(Records)
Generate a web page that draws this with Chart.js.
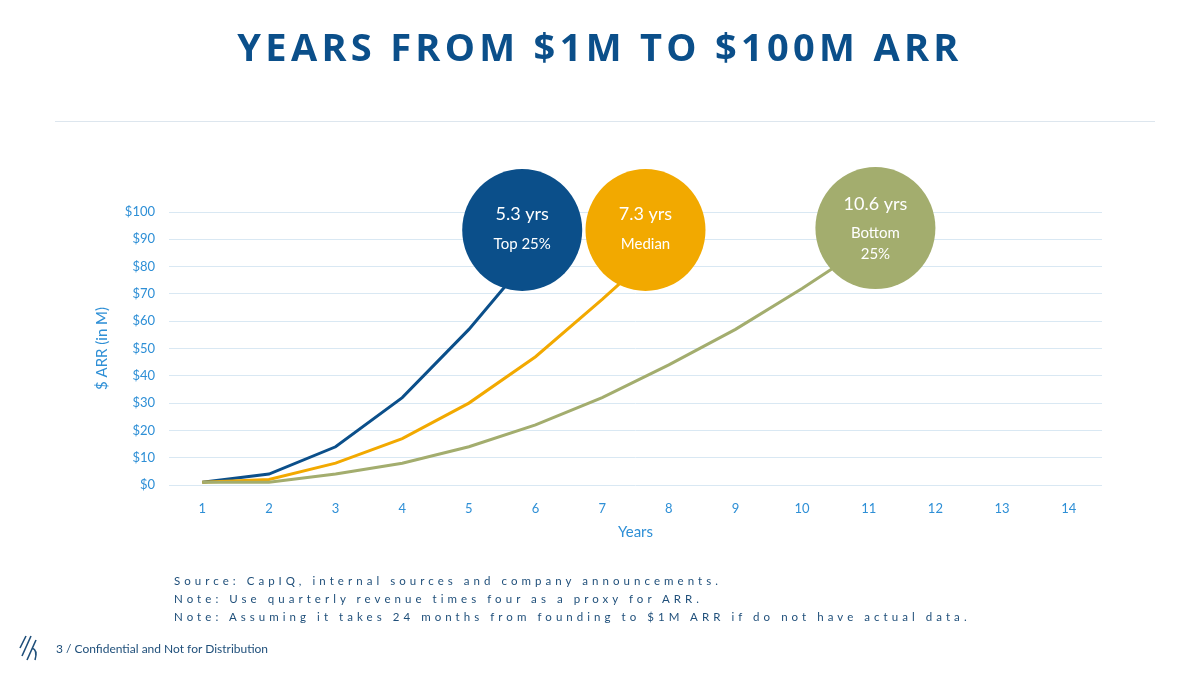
<!DOCTYPE html>
<html><head><meta charset="utf-8">
<script src="https://cdn.jsdelivr.net/npm/chart.js@4"></script>
<style>
body{margin:0;width:1200px;height:675px;background:#fff;font-family:Lato,"Open Sans",sans-serif;position:relative;overflow:hidden}
#c{position:absolute;left:0;top:0}
.t{position:absolute;left:0;width:1200px;top:20px;text-align:center;font:bold 38px "Open Sans",sans-serif;letter-spacing:4.3px;color:#0b4f8a}
.hr{position:absolute;left:55px;width:1100px;top:121px;height:1px;background:#dde6ee}
.n{position:absolute;left:174px;font-size:11.5px;letter-spacing:4.05px;color:#1f4f7a;line-height:18px}
.f{position:absolute;left:56px;top:641px;font-size:12px;color:#1f4f7a}
</style></head><body>
<canvas id="c" width="1200" height="675"></canvas>
<div class="t">YEARS FROM $1M TO $100M ARR</div>
<div class="hr"></div>
<div class="n" style="top:572px">Source: CapIQ, internal sources and company announcements.<br>Note: Use quarterly revenue times four as a proxy for ARR.<br>Note: Assuming it takes 24 months from founding to $1M ARR if do not have actual data.</div>
<svg style="position:absolute;left:18px;top:634px" width="24" height="28"><g stroke="#1f4f7a" stroke-width="1.6" fill="none"><path d="M8 2 L2 14 M13 2 L4 22 M18 6 L9 26 M14 14 Q20 16 17 26"/></g></svg>
<div class="f">3 / Confidential and Not for Distribution</div>
<script>
const years=[1,2,3,4,5,6,7,8,9,10,11];
const top25=[1,4,14,32,57,86];
const median=[1,2,8,17,30,47,68,90];
const bottom25=[1,1,4,8,14,22,32,44,57,72,88];
const yTicks=[0,10,20,30,40,50,60,70,80,90,100];
const bubbles=[
 {x:5.8,y:93.4,c:'#0b4f8a',t1:'5.3 yrs',t2:['Top 25%']},
 {x:7.65,y:93.4,c:'#f2a900',t1:'7.3 yrs',t2:['Median']},
 {x:11.1,y:94.1,c:'#a3ad6e',t1:'10.6 yrs',t2:['Bottom','25%']}
];
const pts=a=>a.map((v,i)=>({x:years[i],y:v}));
const bubblePlugin={id:'bub',afterDatasetsDraw(ch){
 const ctx=ch.ctx,xs=ch.scales.x,ys=ch.scales.y;
 bubbles.forEach(b=>{
  const cx=xs.getPixelForValue(b.x),cy=ys.getPixelForValue(b.y);
  ctx.save();ctx.beginPath();ctx.ellipse(cx,cy,60,61,0,0,Math.PI*2);ctx.fillStyle=b.c;ctx.fill();
  ctx.fillStyle='#fff';ctx.textAlign='center';ctx.textBaseline='middle';
  ctx.font='18px Lato, "Open Sans", sans-serif';
  const two=b.t2.length>1;
  ctx.fillText(b.t1,cx,cy-(two?24:16));
  ctx.font='15px Lato, "Open Sans", sans-serif';
  b.t2.forEach((s,i)=>ctx.fillText(s,cx,cy+(two?5+i*21:14)));
  ctx.restore();});
}};
const ds=(d,c)=>({data:pts(d),borderColor:c,borderWidth:3,pointRadius:0,tension:0,clip:false});
new Chart(document.getElementById('c'),{type:'line',
 data:{datasets:[ds(bottom25,'#a3ad6e'),ds(median,'#f2a900'),ds(top25,'#0b4f8a')]},
 options:{responsive:false,animation:false,
  layout:{padding:{left:89,right:98,top:212,bottom:130}},
  plugins:{legend:{display:false},tooltip:{enabled:false}},
  scales:{
   x:{type:'linear',min:0.5,max:14.5,afterBuildTicks:s=>{s.ticks=[1,2,3,4,5,6,7,8,9,10,11,12,13,14].map(v=>({value:v}))},
    afterFit:s=>{s.height=60},
    grid:{display:false},border:{display:false},
    ticks:{color:'#2e8fd6',font:{size:13,family:'Lato'},padding:8},
    title:{display:true,text:'Years',color:'#2e8fd6',font:{size:15,family:'Lato'},padding:{top:4}}},
   y:{min:0,max:100,afterBuildTicks:s=>{s.ticks=yTicks.map(v=>({value:v}))},
    afterFit:s=>{s.width=80},
    grid:{color:'#d9e8f3',drawTicks:false},border:{display:false},
    ticks:{color:'#2e8fd6',font:{size:13,family:'Lato'},padding:14,callback:v=>'$'+v},
    title:{display:true,text:'$ ARR (in M)',color:'#2e8fd6',font:{size:15,family:'Lato'},padding:{bottom:0}}}
  }},
 plugins:[bubblePlugin]});
</script></body></html>
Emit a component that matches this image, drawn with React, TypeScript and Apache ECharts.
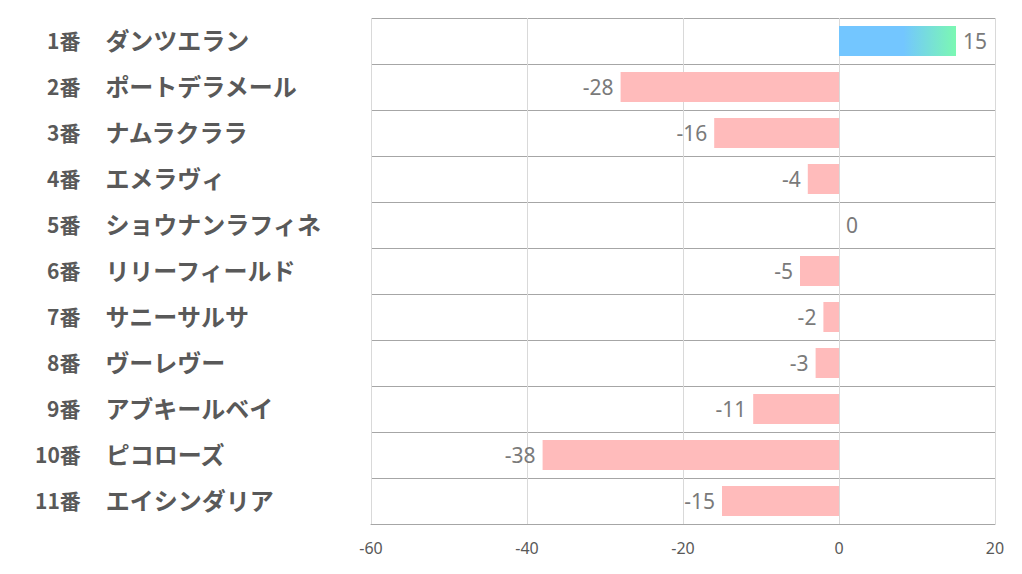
import React, { useEffect, useRef } from "react";
import * as echarts from "echarts";

const numbers = ["1番", "2番", "3番", "4番", "5番", "6番", "7番", "8番", "9番", "10番", "11番"];
const names = [
  "ダンツエラン",
  "ポートデラメール",
  "ナムラクララ",
  "エメラヴィ",
  "ショウナンラフィネ",
  "リリーフィールド",
  "サニーサルサ",
  "ヴーレヴー",
  "アブキールベイ",
  "ピコローズ",
  "エイシンダリア",
];
const values = [15, -28, -16, -4, 0, -5, -2, -3, -11, -38, -15];
const xTicks = [-60, -40, -20, 0, 20];

export default function App() {
  const ref = useRef<HTMLDivElement>(null);
  useEffect(() => {
    if (!ref.current) return;
    const chart = echarts.init(ref.current, undefined, { renderer: "svg" });
    const cats = numbers.map((n, i) => n + "|" + names[i]);
    const base = {
      fontWeight: "bold",
      color: "#595959",
      fontFamily: "Noto Sans CJK JP",
      align: "left",
    };
    chart.setOption({
      animation: false,
      grid: { left: 371, right: 27, top: 18, bottom: 50, containLabel: false },
      xAxis: {
        type: "value",
        min: xTicks[0],
        max: xTicks[xTicks.length - 1],
        interval: 20,
        axisLine: { show: true, onZero: false, lineStyle: { color: "#a6a6a6", width: 1 } },
        axisTick: { show: false },
        axisLabel: { color: "#595959", fontSize: 16, margin: 16, fontFamily: "Noto Sans" },
        splitLine: { show: true, lineStyle: { color: "#d9d9d9", width: 1 } },
      },
      yAxis: {
        type: "category",
        inverse: true,
        data: cats,
        axisLine: { show: false },
        axisTick: { show: false },
        splitLine: { show: true, lineStyle: { color: "#a6a6a6", width: 1 } },
        axisLabel: {
          align: "left",
          margin: 338,
          formatter: (v: string) => {
            const [a, b] = v.split("|");
            const two = a.length > 2;
            return two ? `{a2|${a}}{b2|${b}}` : `{a1|${a}}{b1|${b}}`;
          },
          rich: {
            a1: { ...base, fontSize: 21, padding: [0, 0, 3, 14] },
            a2: { ...base, fontSize: 21, padding: [0, 0, 3, 2] },
            b1: { ...base, fontSize: 24, padding: [0, 0, 3, 25] },
            b2: { ...base, fontSize: 24, padding: [0, 0, 3, 25] },
          },
        },
      },
      series: [
        {
          type: "bar",
          barWidth: 30,
          data: values.map((v) => ({
            value: v,
            itemStyle: {
              color:
                v > 0
                  ? new echarts.graphic.LinearGradient(0, 0, 1, 0, [
                      { offset: 0, color: "#73c6ff" },
                      { offset: 0.55, color: "#73c6ff" },
                      { offset: 1, color: "#7bf8b2" },
                    ])
                  : "#ffbbbb",
            },
            label: {
              show: true,
              position: v < 0 ? "left" : "right",
              distance: 7,
              color: "#7a7a7a",
              fontSize: 21,
              fontFamily: "Noto Sans",
            },
          })),
        },
      ],
    });
    return () => chart.dispose();
  }, []);
  return <div ref={ref} style={{ width: 1022, height: 574, position: "absolute", left: 0, top: 0 }} />;
}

**TASK REQUIREMENTS:** Every entry above should be duplicated exactly. Do not include the images.

**RESPONSE FOR THIS EXERCISE:**
Generate a web page that draws this with Chart.js.
<!DOCTYPE html>
<html><head><meta charset="utf-8">
<script src="https://cdn.jsdelivr.net/npm/chart.js@4"></script>
<style>
body{margin:0;width:1200px;height:675px;background:#fff;font-family:Lato,"Open Sans",sans-serif;position:relative;overflow:hidden}
#c{position:absolute;left:0;top:0}
.t{position:absolute;left:0;width:1200px;top:20px;text-align:center;font:bold 38px "Open Sans",sans-serif;letter-spacing:4.3px;color:#0b4f8a}
.hr{position:absolute;left:55px;width:1100px;top:121px;height:1px;background:#dde6ee}
.n{position:absolute;left:174px;font-size:11.5px;letter-spacing:4.05px;color:#1f4f7a;line-height:18px}
.f{position:absolute;left:56px;top:641px;font-size:12px;color:#1f4f7a}
</style></head><body>
<canvas id="c" width="1200" height="675"></canvas>
<div class="t">YEARS FROM $1M TO $100M ARR</div>
<div class="hr"></div>
<div class="n" style="top:572px">Source: CapIQ, internal sources and company announcements.<br>Note: Use quarterly revenue times four as a proxy for ARR.<br>Note: Assuming it takes 24 months from founding to $1M ARR if do not have actual data.</div>
<svg style="position:absolute;left:18px;top:634px" width="24" height="28"><g stroke="#1f4f7a" stroke-width="1.6" fill="none"><path d="M8 2 L2 14 M13 2 L4 22 M18 6 L9 26 M14 14 Q20 16 17 26"/></g></svg>
<div class="f">3 / Confidential and Not for Distribution</div>
<script>
const years=[1,2,3,4,5,6,7,8,9,10,11];
const top25=[1,4,14,32,57,86];
const median=[1,2,8,17,30,47,68,90];
const bottom25=[1,1,4,8,14,22,32,44,57,72,88];
const yTicks=[0,10,20,30,40,50,60,70,80,90,100];
const bubbles=[
 {x:5.8,y:93.4,c:'#0b4f8a',t1:'5.3 yrs',t2:['Top 25%']},
 {x:7.65,y:93.4,c:'#f2a900',t1:'7.3 yrs',t2:['Median']},
 {x:11.1,y:94.1,c:'#a3ad6e',t1:'10.6 yrs',t2:['Bottom','25%']}
];
const pts=a=>a.map((v,i)=>({x:years[i],y:v}));
const bubblePlugin={id:'bub',afterDatasetsDraw(ch){
 const ctx=ch.ctx,xs=ch.scales.x,ys=ch.scales.y;
 bubbles.forEach(b=>{
  const cx=xs.getPixelForValue(b.x),cy=ys.getPixelForValue(b.y);
  ctx.save();ctx.beginPath();ctx.ellipse(cx,cy,60,61,0,0,Math.PI*2);ctx.fillStyle=b.c;ctx.fill();
  ctx.fillStyle='#fff';ctx.textAlign='center';ctx.textBaseline='middle';
  ctx.font='18px Lato, "Open Sans", sans-serif';
  const two=b.t2.length>1;
  ctx.fillText(b.t1,cx,cy-(two?24:16));
  ctx.font='15px Lato, "Open Sans", sans-serif';
  b.t2.forEach((s,i)=>ctx.fillText(s,cx,cy+(two?5+i*21:14)));
  ctx.restore();});
}};
const ds=(d,c)=>({data:pts(d),borderColor:c,borderWidth:3,pointRadius:0,tension:0,clip:false});
new Chart(document.getElementById('c'),{type:'line',
 data:{datasets:[ds(bottom25,'#a3ad6e'),ds(median,'#f2a900'),ds(top25,'#0b4f8a')]},
 options:{responsive:false,animation:false,
  layout:{padding:{left:89,right:98,top:212,bottom:130}},
  plugins:{legend:{display:false},tooltip:{enabled:false}},
  scales:{
   x:{type:'linear',min:0.5,max:14.5,afterBuildTicks:s=>{s.ticks=[1,2,3,4,5,6,7,8,9,10,11,12,13,14].map(v=>({value:v}))},
    afterFit:s=>{s.height=60},
    grid:{display:false},border:{display:false},
    ticks:{color:'#2e8fd6',font:{size:13,family:'Lato'},padding:8},
    title:{display:true,text:'Years',color:'#2e8fd6',font:{size:15,family:'Lato'},padding:{top:4}}},
   y:{min:0,max:100,afterBuildTicks:s=>{s.ticks=yTicks.map(v=>({value:v}))},
    afterFit:s=>{s.width=80},
    grid:{color:'#d9e8f3',drawTicks:false},border:{display:false},
    ticks:{color:'#2e8fd6',font:{size:13,family:'Lato'},padding:14,callback:v=>'$'+v},
    title:{display:true,text:'$ ARR (in M)',color:'#2e8fd6',font:{size:15,family:'Lato'},padding:{bottom:0}}}
  }},
 plugins:[bubblePlugin]});
</script></body></html>
Emit a component that matches this image, drawn with React, TypeScript and Apache ECharts.
import React, { useEffect, useRef } from "react";
import * as echarts from "echarts";

const numbers = ["1番", "2番", "3番", "4番", "5番", "6番", "7番", "8番", "9番", "10番", "11番"];
const names = [
  "ダンツエラン",
  "ポートデラメール",
  "ナムラクララ",
  "エメラヴィ",
  "ショウナンラフィネ",
  "リリーフィールド",
  "サニーサルサ",
  "ヴーレヴー",
  "アブキールベイ",
  "ピコローズ",
  "エイシンダリア",
];
const values = [15, -28, -16, -4, 0, -5, -2, -3, -11, -38, -15];
const xTicks = [-60, -40, -20, 0, 20];

export default function App() {
  const ref = useRef<HTMLDivElement>(null);
  useEffect(() => {
    if (!ref.current) return;
    const chart = echarts.init(ref.current, undefined, { renderer: "svg" });
    const cats = numbers.map((n, i) => n + "|" + names[i]);
    const base = {
      fontWeight: "bold",
      color: "#595959",
      fontFamily: "Noto Sans CJK JP",
      align: "left",
    };
    chart.setOption({
      animation: false,
      grid: { left: 371, right: 27, top: 18, bottom: 50, containLabel: false },
      xAxis: {
        type: "value",
        min: xTicks[0],
        max: xTicks[xTicks.length - 1],
        interval: 20,
        axisLine: { show: true, onZero: false, lineStyle: { color: "#a6a6a6", width: 1 } },
        axisTick: { show: false },
        axisLabel: { color: "#595959", fontSize: 16, margin: 16, fontFamily: "Noto Sans" },
        splitLine: { show: true, lineStyle: { color: "#d9d9d9", width: 1 } },
      },
      yAxis: {
        type: "category",
        inverse: true,
        data: cats,
        axisLine: { show: false },
        axisTick: { show: false },
        splitLine: { show: true, lineStyle: { color: "#a6a6a6", width: 1 } },
        axisLabel: {
          align: "left",
          margin: 338,
          formatter: (v: string) => {
            const [a, b] = v.split("|");
            const two = a.length > 2;
            return two ? `{a2|${a}}{b2|${b}}` : `{a1|${a}}{b1|${b}}`;
          },
          rich: {
            a1: { ...base, fontSize: 21, padding: [0, 0, 3, 14] },
            a2: { ...base, fontSize: 21, padding: [0, 0, 3, 2] },
            b1: { ...base, fontSize: 24, padding: [0, 0, 3, 25] },
            b2: { ...base, fontSize: 24, padding: [0, 0, 3, 25] },
          },
        },
      },
      series: [
        {
          type: "bar",
          barWidth: 30,
          data: values.map((v) => ({
            value: v,
            itemStyle: {
              color:
                v > 0
                  ? new echarts.graphic.LinearGradient(0, 0, 1, 0, [
                      { offset: 0, color: "#73c6ff" },
                      { offset: 0.55, color: "#73c6ff" },
                      { offset: 1, color: "#7bf8b2" },
                    ])
                  : "#ffbbbb",
            },
            label: {
              show: true,
              position: v < 0 ? "left" : "right",
              distance: 7,
              color: "#7a7a7a",
              fontSize: 21,
              fontFamily: "Noto Sans",
            },
          })),
        },
      ],
    });
    return () => chart.dispose();
  }, []);
  return <div ref={ref} style={{ width: 1022, height: 574, position: "absolute", left: 0, top: 0 }} />;
}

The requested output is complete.